The U.S. Embassy in Moscow has expressed "great concern" about reports that government inspectors have recently searched hundreds of nongovernmental organizations, including prominent human rights groups, and asked the Kremlin for an explanation.

"We are following reports of the unprecedented inspections of NGOs taking place across Russia with great concern. The embassy has shared its concerns with the government and asked for clarity as to the purpose of the inspections," the embassy said in Twitter messages late Thursday.

The presidential human rights council also questioned the legality and purpose of the "mass searches" in a letter to Prosecutor General Yury Chaika posted on the council's website on Friday.

Prosecutors have said the searches were aimed at battling "extremism," but the involvement of fire, tax, labor and other inspectors helped create the impression that "the purpose of the searches is to discover any kind of infraction," a group of council members wrote.
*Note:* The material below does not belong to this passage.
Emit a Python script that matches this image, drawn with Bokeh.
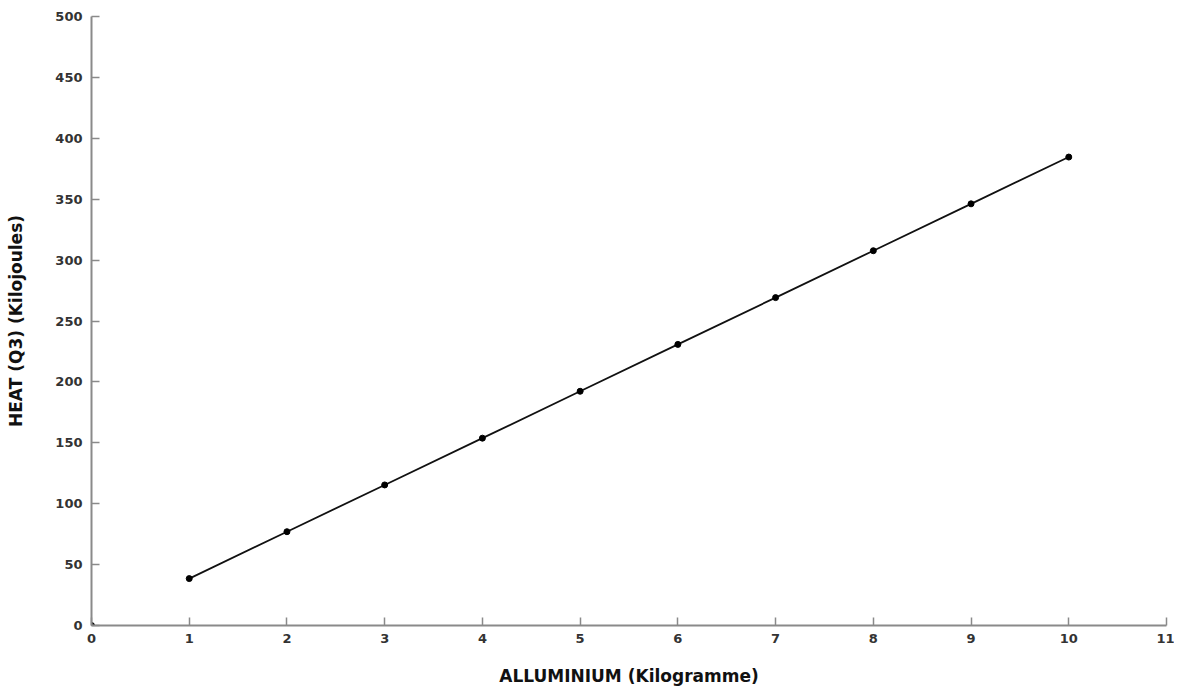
from bokeh.plotting import figure
from bokeh.models import Range1d, SingleIntervalTicker
from bokeh.embed import file_html
from bokeh.resources import INLINE

# data
mass_kg = [1, 2, 3, 4, 5, 6, 7, 8, 9, 10]
heat_kj = [38.5, 77.0, 115.4, 153.8, 192.3, 230.8, 269.2, 307.7, 346.2, 384.6]
origin_x = [0]
origin_y = [0]

p = figure(width=1174, height=688, output_backend="svg", toolbar_location=None,
           x_range=Range1d(0, 11), y_range=Range1d(0, 500),
           min_border_left=91, min_border_right=8, min_border_top=16, min_border_bottom=61)
p.outline_line_color = None
p.grid.visible = False
p.background_fill_color = "white"

p.line(mass_kg, heat_kj, line_color="#111111", line_width=1.8)
p.scatter(mass_kg, heat_kj, marker="circle", size=6, fill_color="black", line_color="black")
p.scatter(origin_x, origin_y, marker="circle", size=6, fill_color="black", line_color="black")

p.xaxis.ticker = SingleIntervalTicker(interval=1)
p.yaxis.ticker = SingleIntervalTicker(interval=50)

for ax in (p.xaxis, p.yaxis):
    ax.axis_line_color = "#8a8a8a"
    ax.axis_line_width = 2
    ax.major_tick_line_color = "#8a8a8a"
    ax.major_tick_line_width = 1.5
    ax.major_tick_in = 8
    ax.major_tick_out = 0
    ax.minor_tick_line_color = None
    ax.major_label_text_font = "DejaVu Sans"
    ax.major_label_text_font_size = "13px"
    ax.major_label_text_font_style = "bold"
    ax.major_label_text_color = "#333333"
    ax.axis_label_text_font = "DejaVu Sans"
    ax.axis_label_text_font_size = "17px"
    ax.axis_label_text_font_style = "bold"
    ax.axis_label_text_color = "#111111"

p.xaxis.axis_label = "ALLUMINIUM (Kilogramme)"
p.yaxis.axis_label = "HEAT (Q3) (Kilojoules)"
p.xaxis.major_label_standoff = 4
p.yaxis.major_label_standoff = 5
p.xaxis.axis_label_standoff = 20
p.yaxis.axis_label_standoff = 26

open("out.html", "w").write(file_html(p, INLINE))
They added that it was "essential" to hold a special meeting with representatives of the prosecutor's office in the near future to discuss the methods and results of the searches.

Prominent human rights group Memorial and vote monitor Golos have been among hundreds of NGOs in at least 10 regions to face unannounced inspections in recent weeks.

Inspectors conducted a second day of searches at Memorial on Friday and promised a third visit this week, the organization's leader, Arseny Roginsky, told Interfax.

The prosecutor's office has said the checks were part of the agency's plan for the first six months of this year, but did not elaborate.